Em Jerusalém, cidade onde fui batizado, há uma cena muito pequena e orgânica de palestinos queer. Alguns palestinos chegam a visitar Tel Aviv para o Orgulho – se tiverem permissão para viajar até lá. A maioria não tem. Palestinos queer enfrentam obstáculos diferentes dependendo de onde vivem e de quão visíveis são; suas dores vivem precariamente sob o fogo cruzado de múltiplas lutas.
Um amigo em Gaza me disse que só queria viver em paz, longe do conservadorismo, do extremismo religioso e da guerra. Depois, descobri que ele perdeu seus pais, seu irmão e alguns primos nos ataques de Israel.
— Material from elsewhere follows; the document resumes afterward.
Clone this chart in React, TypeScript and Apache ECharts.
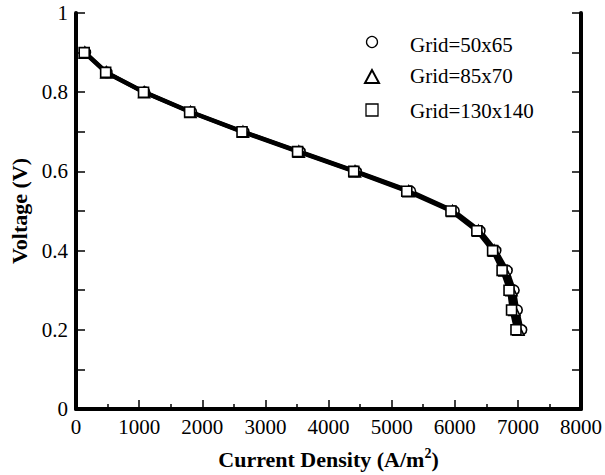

Outro amigo, de Jerusalém, me disse que tinha uma mensagem para o Ocidente: a liberdade tem muitas camadas. “Estamos sob ocupação e enfrentando um genocídio contínuo”, disse ele. “Então, a primeira camada é simplesmente existir.”
Podemos imaginar e esperar por um mundo justo e seguro onde palestinos queer possam florescer. Embora existam algumas comunidades queer vibrantes, embora mais discretas, em várias partes do Oriente Médio, ainda há perseguição. Mas se o objetivo é que palestinos queer vivam em uma sociedade aberta e tolerante, então primeiro eles precisam sobreviver à agressão de Israel. Não pode haver Orgulho sob ocupação.
Existem organizações LGBTQ+ palestinas como alQaws e Alwan com aspirações de moldar uma sociedade palestina baseada na tolerância, igualdade e abertura. Uma ambição que se torna muito mais difícil – senão impossível – devido à ocupação.
Não dá para ver arco-íris sob os escombros. Da mesma forma, não se pode, com boa consciência, celebrar o Orgulho no Ocidente sabendo que muitos dos nossos países estão fornecendo as armas e o dinheiro que estão matando palestinos queer, junto com suas famílias. Apesar das tentativas de posicionar a luta por direitos queer como oposta à libertação palestina, tenho me emocionado ao ver que pessoas queer não caíram nessa armadilha. Neste mês do Orgulho, marcharemos novamente, cercados por confetes e keffiyehs.